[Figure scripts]
★ ★ ★

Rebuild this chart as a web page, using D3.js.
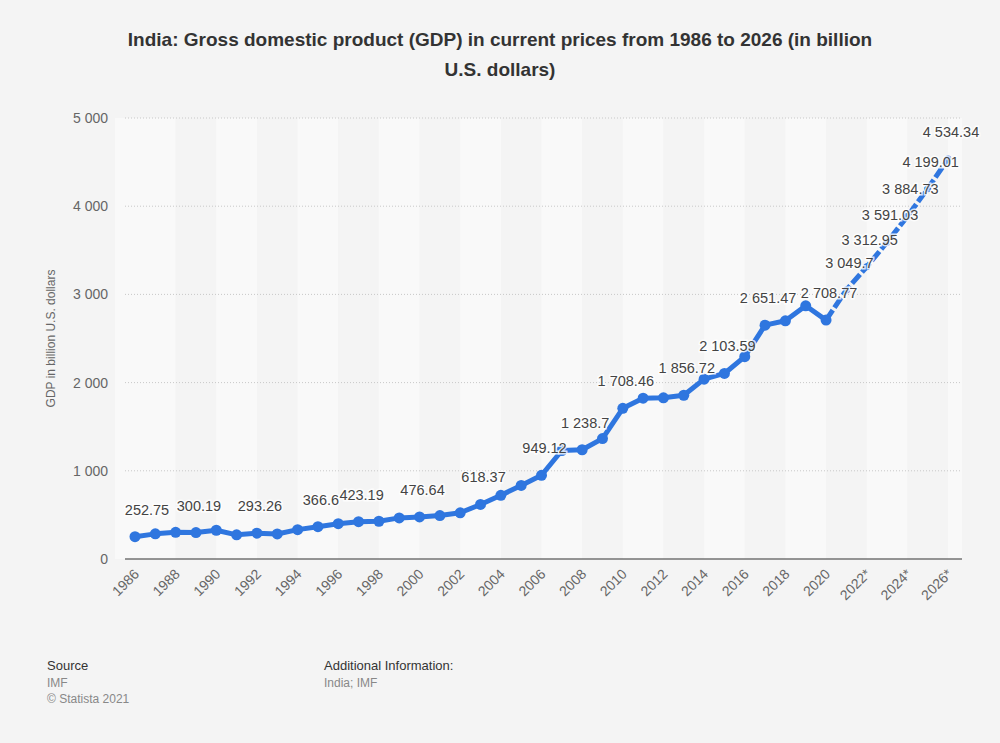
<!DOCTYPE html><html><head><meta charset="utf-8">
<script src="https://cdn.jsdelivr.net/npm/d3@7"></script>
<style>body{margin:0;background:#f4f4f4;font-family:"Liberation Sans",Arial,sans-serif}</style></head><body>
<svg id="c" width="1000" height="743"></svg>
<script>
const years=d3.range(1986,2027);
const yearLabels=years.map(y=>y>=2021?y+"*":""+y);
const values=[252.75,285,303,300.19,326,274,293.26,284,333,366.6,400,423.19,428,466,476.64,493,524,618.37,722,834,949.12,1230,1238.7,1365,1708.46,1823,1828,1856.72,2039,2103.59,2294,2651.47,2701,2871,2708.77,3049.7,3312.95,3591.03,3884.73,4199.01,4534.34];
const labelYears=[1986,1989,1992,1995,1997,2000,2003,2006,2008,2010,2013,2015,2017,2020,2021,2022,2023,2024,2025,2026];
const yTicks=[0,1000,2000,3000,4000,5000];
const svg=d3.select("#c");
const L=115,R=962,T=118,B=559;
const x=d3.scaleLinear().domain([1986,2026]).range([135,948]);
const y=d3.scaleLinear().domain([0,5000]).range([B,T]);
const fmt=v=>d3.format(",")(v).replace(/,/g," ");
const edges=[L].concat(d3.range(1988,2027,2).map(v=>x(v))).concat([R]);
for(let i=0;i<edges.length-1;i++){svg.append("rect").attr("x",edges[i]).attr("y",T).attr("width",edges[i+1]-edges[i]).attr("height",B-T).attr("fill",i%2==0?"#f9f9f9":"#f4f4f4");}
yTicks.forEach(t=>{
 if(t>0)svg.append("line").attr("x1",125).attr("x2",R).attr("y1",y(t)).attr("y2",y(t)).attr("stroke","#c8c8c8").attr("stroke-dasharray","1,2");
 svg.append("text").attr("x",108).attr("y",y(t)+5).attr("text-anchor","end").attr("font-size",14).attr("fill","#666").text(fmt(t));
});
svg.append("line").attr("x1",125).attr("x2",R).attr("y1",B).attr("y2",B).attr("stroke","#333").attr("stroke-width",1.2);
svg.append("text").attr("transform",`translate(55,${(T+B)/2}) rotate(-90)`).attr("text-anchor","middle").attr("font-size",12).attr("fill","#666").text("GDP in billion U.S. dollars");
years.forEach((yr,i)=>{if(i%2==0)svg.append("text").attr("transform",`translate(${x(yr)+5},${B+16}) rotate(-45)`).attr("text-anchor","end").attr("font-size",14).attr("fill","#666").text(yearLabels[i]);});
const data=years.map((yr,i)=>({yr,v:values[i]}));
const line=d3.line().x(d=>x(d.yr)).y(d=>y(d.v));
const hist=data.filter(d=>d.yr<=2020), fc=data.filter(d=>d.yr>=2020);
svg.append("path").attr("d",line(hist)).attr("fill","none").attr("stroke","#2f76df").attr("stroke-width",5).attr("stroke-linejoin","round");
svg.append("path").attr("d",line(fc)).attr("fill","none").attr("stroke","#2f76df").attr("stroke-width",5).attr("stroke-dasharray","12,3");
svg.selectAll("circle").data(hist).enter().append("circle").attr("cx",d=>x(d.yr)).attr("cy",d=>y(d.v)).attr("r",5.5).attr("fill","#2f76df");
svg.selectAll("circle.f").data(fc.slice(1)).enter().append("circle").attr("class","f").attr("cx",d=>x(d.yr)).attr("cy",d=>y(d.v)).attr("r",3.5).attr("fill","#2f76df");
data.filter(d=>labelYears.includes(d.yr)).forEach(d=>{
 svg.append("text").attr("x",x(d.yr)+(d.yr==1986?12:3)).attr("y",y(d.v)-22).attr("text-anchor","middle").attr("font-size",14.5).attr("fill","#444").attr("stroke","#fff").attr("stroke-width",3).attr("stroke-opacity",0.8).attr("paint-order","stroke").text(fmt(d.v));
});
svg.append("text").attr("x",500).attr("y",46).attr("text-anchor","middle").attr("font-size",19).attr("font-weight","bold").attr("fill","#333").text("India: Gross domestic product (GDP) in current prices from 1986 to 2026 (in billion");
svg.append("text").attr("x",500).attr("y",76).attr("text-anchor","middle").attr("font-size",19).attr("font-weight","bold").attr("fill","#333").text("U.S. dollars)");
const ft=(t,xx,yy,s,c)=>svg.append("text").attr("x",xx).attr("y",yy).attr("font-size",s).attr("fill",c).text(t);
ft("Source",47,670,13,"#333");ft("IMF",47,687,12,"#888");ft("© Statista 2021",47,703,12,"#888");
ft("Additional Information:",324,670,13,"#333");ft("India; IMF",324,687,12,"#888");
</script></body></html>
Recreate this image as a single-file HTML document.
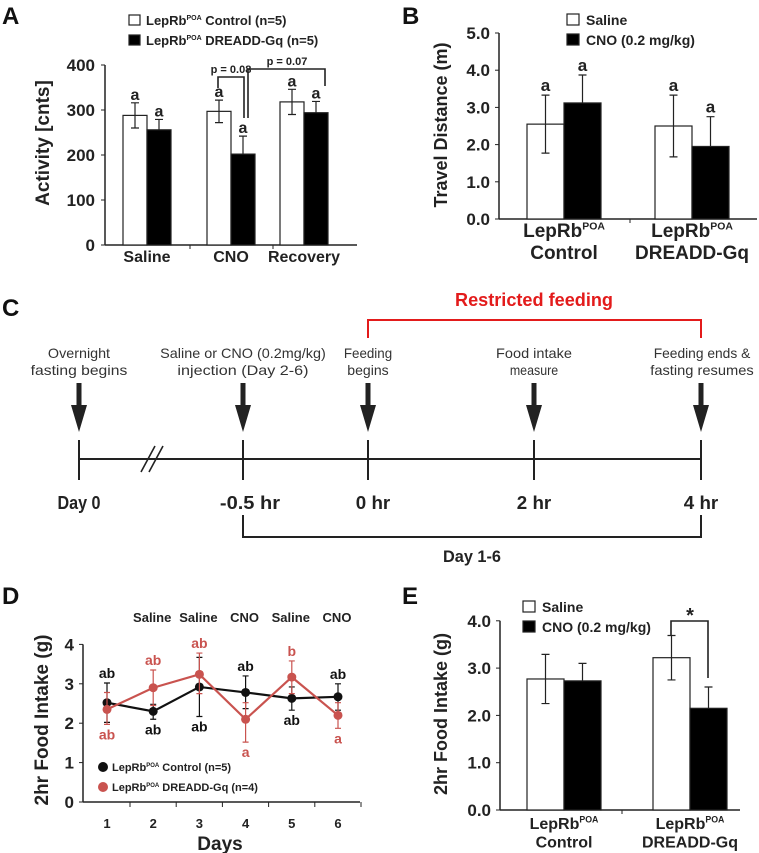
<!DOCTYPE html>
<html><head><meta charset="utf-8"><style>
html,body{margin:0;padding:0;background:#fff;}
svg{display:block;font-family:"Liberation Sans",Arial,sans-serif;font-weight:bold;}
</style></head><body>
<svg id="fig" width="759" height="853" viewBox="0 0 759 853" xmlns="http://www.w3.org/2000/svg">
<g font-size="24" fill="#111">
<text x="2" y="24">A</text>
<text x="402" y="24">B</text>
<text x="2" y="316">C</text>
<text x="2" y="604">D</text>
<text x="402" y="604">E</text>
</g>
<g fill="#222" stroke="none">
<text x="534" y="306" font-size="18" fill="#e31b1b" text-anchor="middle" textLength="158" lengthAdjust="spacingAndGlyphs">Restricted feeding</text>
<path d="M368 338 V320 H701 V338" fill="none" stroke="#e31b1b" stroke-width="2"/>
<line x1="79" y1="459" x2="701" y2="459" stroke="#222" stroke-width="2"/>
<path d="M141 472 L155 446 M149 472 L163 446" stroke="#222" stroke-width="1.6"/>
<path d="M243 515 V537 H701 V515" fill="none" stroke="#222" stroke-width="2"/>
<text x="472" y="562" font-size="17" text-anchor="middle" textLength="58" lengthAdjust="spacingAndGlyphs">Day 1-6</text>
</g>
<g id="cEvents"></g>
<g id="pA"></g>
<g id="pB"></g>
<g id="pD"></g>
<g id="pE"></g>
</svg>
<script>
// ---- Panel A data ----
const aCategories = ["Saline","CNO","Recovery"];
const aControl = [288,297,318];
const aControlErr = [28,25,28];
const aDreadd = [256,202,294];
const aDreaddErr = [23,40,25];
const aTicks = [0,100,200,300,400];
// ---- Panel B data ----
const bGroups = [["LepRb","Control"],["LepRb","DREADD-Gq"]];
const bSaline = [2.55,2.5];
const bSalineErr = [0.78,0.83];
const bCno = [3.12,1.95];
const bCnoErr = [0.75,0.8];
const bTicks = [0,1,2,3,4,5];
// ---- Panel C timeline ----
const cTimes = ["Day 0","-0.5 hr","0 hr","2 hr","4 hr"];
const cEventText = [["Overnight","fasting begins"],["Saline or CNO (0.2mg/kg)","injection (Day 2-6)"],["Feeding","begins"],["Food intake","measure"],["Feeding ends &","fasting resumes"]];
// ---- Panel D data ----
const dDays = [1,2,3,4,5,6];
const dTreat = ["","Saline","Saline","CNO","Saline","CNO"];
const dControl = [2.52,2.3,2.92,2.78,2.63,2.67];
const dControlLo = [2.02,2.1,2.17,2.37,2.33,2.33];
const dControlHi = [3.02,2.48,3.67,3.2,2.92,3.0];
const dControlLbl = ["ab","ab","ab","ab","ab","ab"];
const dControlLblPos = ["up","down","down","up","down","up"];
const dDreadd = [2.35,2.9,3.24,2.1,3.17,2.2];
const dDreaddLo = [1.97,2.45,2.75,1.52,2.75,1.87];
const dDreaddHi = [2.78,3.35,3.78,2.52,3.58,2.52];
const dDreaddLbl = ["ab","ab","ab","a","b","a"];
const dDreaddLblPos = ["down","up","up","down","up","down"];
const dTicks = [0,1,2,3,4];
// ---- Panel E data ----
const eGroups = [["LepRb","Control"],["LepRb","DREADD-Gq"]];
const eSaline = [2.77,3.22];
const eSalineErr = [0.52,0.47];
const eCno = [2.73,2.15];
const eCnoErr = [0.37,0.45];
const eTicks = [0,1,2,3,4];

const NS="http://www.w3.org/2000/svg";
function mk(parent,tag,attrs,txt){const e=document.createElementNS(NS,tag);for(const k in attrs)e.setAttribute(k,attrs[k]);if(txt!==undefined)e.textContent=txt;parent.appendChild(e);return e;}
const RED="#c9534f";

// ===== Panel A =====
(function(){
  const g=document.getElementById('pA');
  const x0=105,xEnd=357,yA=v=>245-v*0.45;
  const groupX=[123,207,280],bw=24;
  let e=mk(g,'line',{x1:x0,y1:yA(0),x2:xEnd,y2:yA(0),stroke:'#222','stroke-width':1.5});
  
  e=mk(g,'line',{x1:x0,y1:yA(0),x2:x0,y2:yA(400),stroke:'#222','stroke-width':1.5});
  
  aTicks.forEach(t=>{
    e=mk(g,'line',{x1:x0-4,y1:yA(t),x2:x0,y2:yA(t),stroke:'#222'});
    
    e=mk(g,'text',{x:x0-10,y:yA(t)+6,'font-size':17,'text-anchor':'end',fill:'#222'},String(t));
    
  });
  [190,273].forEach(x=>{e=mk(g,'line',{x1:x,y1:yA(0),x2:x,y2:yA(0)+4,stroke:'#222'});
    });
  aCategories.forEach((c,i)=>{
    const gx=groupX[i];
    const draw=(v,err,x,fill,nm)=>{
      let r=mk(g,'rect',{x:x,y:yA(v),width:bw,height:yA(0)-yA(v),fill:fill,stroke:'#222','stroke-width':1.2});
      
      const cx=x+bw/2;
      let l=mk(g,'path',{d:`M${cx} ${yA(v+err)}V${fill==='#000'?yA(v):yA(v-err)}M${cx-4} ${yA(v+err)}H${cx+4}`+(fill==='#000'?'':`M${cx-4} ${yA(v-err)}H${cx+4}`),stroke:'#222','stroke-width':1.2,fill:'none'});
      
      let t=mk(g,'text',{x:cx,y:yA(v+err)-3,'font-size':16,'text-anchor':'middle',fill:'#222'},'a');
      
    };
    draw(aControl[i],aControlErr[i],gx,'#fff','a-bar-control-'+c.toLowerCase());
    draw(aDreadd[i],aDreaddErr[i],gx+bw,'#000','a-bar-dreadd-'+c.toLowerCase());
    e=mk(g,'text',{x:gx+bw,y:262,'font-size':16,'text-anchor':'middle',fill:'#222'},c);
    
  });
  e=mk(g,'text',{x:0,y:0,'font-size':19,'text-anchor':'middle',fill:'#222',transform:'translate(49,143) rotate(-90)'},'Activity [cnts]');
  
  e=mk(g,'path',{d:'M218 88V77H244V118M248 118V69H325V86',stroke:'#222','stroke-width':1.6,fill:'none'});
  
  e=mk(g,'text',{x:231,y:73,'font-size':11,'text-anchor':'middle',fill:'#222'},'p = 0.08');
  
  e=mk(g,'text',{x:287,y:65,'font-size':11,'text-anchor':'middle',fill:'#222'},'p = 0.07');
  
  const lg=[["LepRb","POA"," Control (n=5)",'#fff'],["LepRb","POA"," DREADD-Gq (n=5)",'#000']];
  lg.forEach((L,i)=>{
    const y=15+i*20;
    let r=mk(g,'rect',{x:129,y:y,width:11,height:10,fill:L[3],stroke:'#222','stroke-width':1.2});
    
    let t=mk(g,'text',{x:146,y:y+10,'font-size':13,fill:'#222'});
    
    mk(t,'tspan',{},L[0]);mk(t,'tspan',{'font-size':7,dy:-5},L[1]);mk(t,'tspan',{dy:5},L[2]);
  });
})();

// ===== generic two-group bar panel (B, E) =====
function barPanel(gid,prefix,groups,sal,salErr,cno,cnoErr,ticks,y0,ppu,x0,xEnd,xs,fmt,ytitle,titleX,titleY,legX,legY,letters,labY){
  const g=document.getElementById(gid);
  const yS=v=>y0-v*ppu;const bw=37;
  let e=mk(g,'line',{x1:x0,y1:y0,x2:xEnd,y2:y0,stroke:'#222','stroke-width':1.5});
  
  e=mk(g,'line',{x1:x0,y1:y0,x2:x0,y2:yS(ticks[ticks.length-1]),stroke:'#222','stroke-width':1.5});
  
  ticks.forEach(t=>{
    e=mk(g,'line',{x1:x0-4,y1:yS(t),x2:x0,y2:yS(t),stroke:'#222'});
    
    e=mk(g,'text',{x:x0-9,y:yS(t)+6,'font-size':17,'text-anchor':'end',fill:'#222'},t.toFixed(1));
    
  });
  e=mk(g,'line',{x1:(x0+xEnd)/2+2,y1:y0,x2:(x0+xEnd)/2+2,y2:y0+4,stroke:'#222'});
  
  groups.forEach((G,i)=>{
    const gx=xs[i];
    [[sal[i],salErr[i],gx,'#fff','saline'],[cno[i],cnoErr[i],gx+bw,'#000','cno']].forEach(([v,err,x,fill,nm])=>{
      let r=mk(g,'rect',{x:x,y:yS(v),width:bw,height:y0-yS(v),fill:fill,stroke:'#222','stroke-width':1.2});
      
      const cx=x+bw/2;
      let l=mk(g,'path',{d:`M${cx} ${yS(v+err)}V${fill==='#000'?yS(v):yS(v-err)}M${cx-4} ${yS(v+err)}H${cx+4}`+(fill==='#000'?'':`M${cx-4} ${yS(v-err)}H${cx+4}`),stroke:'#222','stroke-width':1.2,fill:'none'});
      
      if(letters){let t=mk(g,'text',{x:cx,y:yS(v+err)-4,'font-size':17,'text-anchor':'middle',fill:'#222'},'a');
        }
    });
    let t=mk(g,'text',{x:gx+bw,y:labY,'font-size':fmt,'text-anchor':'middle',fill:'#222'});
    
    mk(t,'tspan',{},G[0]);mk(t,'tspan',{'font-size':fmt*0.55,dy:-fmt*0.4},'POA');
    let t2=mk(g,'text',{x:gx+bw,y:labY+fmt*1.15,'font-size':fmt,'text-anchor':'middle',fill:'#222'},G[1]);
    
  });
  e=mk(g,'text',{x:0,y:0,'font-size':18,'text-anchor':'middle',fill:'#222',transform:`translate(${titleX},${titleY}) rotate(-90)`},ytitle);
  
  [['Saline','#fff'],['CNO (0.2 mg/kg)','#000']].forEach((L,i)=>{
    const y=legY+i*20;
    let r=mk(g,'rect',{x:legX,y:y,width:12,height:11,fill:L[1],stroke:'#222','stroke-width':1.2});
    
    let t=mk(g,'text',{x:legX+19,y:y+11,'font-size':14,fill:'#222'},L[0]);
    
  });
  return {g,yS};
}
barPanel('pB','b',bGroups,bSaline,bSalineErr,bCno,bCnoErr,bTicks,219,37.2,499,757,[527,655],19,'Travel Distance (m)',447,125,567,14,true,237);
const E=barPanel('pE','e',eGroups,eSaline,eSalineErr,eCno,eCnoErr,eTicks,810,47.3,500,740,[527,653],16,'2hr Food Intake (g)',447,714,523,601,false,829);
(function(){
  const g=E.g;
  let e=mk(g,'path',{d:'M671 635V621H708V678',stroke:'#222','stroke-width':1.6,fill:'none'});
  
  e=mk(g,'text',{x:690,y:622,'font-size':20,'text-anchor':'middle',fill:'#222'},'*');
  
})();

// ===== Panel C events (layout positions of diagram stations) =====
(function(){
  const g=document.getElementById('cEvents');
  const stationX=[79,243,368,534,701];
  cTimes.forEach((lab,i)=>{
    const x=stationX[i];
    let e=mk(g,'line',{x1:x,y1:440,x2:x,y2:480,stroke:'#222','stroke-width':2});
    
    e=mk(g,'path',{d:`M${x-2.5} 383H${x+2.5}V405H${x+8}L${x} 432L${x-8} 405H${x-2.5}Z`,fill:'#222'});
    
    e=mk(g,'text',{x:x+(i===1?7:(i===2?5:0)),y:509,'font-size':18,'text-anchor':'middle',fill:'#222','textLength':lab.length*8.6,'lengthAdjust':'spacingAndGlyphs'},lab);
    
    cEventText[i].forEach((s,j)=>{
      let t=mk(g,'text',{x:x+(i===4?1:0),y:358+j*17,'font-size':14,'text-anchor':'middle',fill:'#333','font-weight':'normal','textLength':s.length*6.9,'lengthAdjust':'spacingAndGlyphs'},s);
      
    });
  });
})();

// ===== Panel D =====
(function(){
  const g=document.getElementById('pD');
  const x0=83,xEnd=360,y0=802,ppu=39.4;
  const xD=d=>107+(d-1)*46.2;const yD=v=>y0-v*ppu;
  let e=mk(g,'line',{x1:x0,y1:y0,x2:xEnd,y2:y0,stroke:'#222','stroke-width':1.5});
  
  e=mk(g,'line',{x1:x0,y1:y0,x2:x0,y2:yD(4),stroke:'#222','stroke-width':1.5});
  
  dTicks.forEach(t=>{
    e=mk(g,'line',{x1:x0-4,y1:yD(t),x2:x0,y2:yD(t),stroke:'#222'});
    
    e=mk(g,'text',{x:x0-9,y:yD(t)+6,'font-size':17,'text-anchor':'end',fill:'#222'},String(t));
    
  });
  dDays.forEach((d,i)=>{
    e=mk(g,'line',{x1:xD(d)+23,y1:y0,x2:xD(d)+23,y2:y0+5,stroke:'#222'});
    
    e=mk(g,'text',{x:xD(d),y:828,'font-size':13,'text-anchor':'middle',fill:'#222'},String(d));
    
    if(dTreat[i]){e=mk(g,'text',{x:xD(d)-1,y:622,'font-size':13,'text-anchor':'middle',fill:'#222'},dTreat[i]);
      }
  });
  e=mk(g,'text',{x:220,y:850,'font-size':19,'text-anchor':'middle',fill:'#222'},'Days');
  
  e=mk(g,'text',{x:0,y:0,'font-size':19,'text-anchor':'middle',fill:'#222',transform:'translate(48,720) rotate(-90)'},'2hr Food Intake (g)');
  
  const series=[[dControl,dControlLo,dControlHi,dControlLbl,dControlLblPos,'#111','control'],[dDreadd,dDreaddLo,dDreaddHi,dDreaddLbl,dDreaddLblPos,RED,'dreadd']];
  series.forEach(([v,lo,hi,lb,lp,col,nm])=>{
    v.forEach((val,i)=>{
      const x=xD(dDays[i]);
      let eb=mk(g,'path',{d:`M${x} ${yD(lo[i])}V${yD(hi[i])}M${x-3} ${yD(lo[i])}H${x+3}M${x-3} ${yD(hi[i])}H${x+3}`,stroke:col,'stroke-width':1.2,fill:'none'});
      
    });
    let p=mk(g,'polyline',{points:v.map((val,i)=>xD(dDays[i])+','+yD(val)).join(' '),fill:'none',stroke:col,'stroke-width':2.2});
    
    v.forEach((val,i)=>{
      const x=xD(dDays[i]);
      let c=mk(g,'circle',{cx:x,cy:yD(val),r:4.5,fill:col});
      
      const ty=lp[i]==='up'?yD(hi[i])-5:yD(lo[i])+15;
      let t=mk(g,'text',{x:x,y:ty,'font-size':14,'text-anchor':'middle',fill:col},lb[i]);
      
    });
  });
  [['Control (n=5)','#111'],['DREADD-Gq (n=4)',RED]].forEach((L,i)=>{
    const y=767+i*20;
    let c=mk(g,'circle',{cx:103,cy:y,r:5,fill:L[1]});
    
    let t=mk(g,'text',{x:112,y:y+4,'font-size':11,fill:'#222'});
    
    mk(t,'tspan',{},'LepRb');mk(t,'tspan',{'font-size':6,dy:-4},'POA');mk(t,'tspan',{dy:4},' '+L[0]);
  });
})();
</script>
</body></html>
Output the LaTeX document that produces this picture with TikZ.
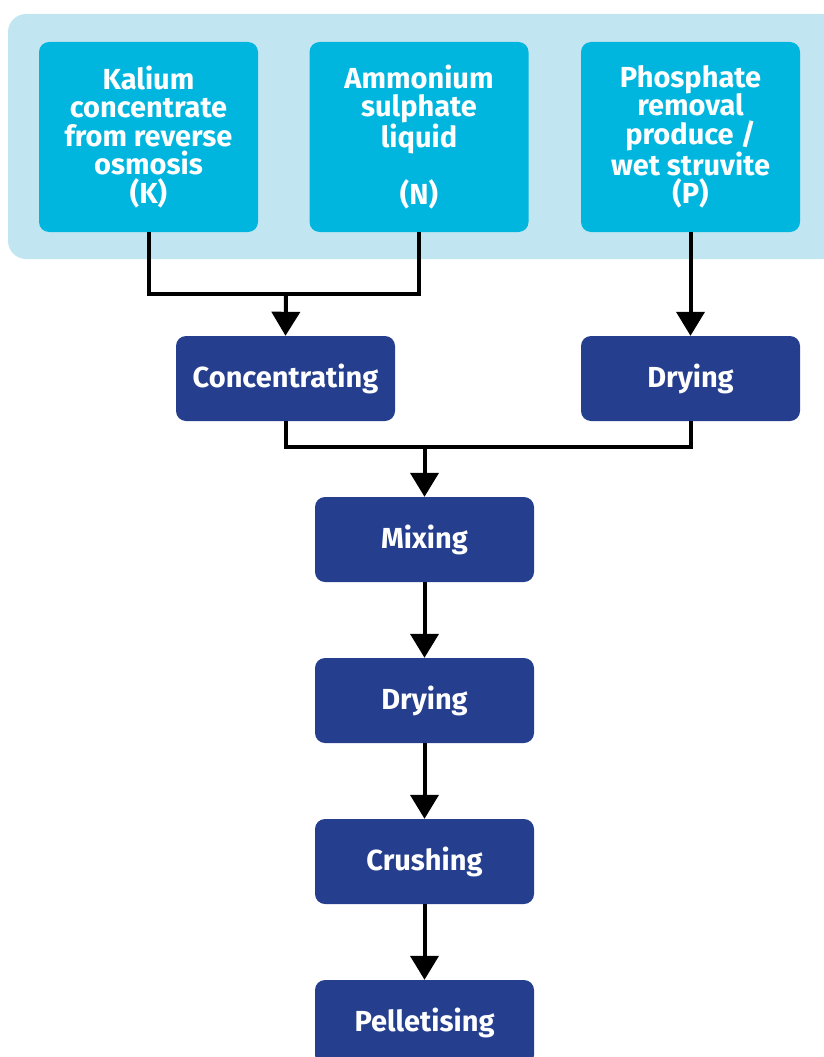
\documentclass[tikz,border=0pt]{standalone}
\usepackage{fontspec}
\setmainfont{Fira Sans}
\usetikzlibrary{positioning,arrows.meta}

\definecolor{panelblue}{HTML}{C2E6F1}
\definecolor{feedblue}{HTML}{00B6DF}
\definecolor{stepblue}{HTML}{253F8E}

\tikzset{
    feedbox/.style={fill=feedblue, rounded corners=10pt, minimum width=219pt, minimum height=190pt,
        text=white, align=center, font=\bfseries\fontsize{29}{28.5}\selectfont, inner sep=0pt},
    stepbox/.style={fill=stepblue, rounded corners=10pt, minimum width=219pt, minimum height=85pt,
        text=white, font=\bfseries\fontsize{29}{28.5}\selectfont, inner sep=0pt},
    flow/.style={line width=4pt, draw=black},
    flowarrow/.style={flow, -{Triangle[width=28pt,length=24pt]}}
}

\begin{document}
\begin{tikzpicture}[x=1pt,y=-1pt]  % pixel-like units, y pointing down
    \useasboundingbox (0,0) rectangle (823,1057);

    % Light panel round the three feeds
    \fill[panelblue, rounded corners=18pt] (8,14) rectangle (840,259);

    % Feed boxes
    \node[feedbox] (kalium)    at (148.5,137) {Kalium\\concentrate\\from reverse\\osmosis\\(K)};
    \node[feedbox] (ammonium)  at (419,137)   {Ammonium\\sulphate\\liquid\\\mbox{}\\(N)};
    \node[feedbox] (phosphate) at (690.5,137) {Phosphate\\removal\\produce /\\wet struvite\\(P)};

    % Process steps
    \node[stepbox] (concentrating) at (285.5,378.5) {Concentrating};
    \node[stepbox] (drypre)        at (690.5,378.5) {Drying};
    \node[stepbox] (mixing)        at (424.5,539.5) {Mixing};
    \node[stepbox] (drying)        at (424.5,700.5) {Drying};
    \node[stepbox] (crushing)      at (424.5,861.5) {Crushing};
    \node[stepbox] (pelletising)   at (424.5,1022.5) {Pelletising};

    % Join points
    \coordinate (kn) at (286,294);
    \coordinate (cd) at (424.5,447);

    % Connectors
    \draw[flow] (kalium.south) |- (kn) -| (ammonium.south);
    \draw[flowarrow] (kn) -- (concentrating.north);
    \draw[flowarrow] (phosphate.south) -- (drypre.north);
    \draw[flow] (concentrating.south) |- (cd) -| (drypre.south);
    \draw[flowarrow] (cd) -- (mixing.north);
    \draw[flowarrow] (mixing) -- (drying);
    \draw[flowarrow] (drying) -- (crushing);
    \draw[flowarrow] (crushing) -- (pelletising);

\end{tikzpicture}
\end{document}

★ ★ ★

[Stated problem] Copy every line of the entries above in which "this" occurs.

[Exercise answer]
Rebuild this chart as a web page, using D3.js.
Recreate this image as a single-file HTML document.
Output the LaTeX document that produces this picture with TikZ.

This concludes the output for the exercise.